:: What is required ::
Please set down all the lines beneath this one exactly, without the pictures.

● ● ● ●

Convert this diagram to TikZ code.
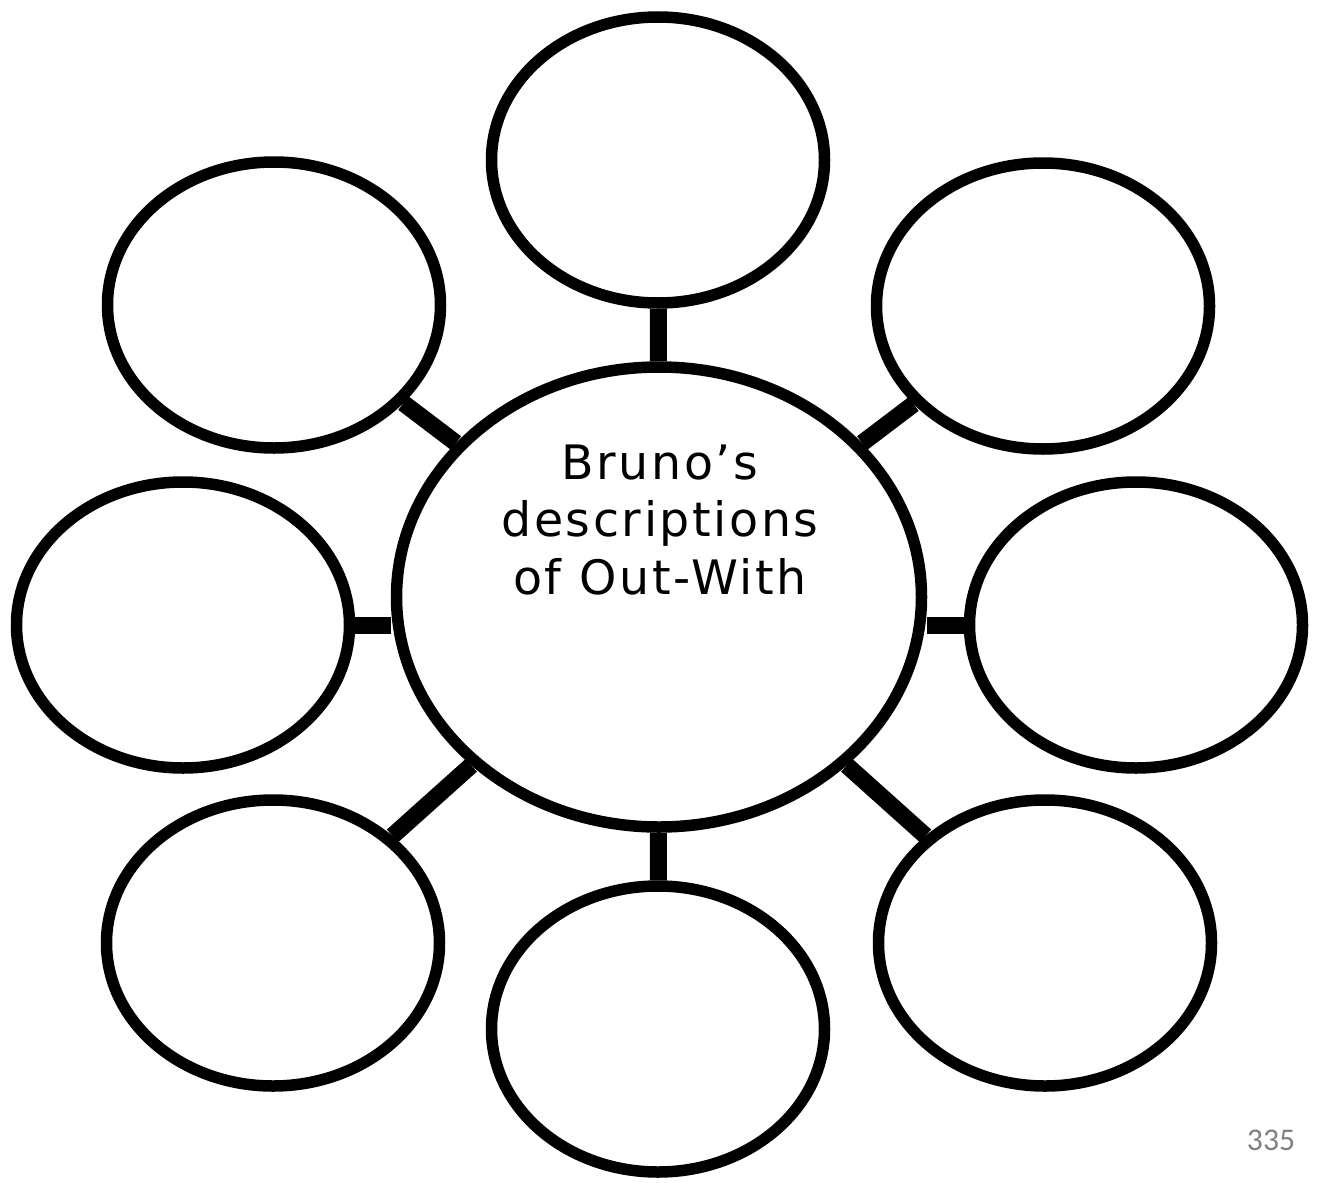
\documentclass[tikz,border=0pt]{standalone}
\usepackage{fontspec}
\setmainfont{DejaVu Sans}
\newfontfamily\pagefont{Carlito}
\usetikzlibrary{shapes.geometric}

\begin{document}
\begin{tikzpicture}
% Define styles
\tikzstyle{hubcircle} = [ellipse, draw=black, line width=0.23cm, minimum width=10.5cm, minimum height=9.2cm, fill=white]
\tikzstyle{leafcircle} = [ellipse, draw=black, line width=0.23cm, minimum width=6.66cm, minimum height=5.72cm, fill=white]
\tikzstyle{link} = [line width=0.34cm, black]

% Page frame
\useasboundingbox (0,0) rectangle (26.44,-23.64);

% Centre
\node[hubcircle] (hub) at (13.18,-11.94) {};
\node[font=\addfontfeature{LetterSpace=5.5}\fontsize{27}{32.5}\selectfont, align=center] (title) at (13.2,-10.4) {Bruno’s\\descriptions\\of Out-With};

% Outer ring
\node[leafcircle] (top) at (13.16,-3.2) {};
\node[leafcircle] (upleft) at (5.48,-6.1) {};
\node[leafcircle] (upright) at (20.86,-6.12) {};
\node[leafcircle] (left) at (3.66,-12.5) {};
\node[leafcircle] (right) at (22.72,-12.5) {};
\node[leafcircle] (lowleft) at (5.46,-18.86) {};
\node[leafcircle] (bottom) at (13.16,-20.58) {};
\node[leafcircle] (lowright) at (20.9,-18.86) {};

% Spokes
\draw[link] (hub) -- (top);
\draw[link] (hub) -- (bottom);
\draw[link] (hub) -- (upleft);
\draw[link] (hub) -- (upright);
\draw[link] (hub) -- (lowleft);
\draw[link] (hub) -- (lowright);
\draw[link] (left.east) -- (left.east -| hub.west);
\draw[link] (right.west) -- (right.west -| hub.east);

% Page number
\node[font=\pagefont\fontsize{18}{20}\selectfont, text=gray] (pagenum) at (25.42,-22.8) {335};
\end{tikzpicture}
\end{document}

● ● ● ●

:: Task response ::
Convert this diagram to TikZ code.
\documentclass[tikz,border=0pt]{standalone}
\usepackage{fontspec}
\setmainfont{DejaVu Sans}
\newfontfamily\pagefont{Carlito}
\usetikzlibrary{shapes.geometric}

\begin{document}
\begin{tikzpicture}
% Define styles
\tikzstyle{hubcircle} = [ellipse, draw=black, line width=0.23cm, minimum width=10.5cm, minimum height=9.2cm, fill=white]
\tikzstyle{leafcircle} = [ellipse, draw=black, line width=0.23cm, minimum width=6.66cm, minimum height=5.72cm, fill=white]
\tikzstyle{link} = [line width=0.34cm, black]

% Page frame
\useasboundingbox (0,0) rectangle (26.44,-23.64);

% Centre
\node[hubcircle] (hub) at (13.18,-11.94) {};
\node[font=\addfontfeature{LetterSpace=5.5}\fontsize{27}{32.5}\selectfont, align=center] (title) at (13.2,-10.4) {Bruno’s\\descriptions\\of Out-With};

% Outer ring
\node[leafcircle] (top) at (13.16,-3.2) {};
\node[leafcircle] (upleft) at (5.48,-6.1) {};
\node[leafcircle] (upright) at (20.86,-6.12) {};
\node[leafcircle] (left) at (3.66,-12.5) {};
\node[leafcircle] (right) at (22.72,-12.5) {};
\node[leafcircle] (lowleft) at (5.46,-18.86) {};
\node[leafcircle] (bottom) at (13.16,-20.58) {};
\node[leafcircle] (lowright) at (20.9,-18.86) {};

% Spokes
\draw[link] (hub) -- (top);
\draw[link] (hub) -- (bottom);
\draw[link] (hub) -- (upleft);
\draw[link] (hub) -- (upright);
\draw[link] (hub) -- (lowleft);
\draw[link] (hub) -- (lowright);
\draw[link] (left.east) -- (left.east -| hub.west);
\draw[link] (right.west) -- (right.west -| hub.east);

% Page number
\node[font=\pagefont\fontsize{18}{20}\selectfont, text=gray] (pagenum) at (25.42,-22.8) {335};
\end{tikzpicture}
\end{document}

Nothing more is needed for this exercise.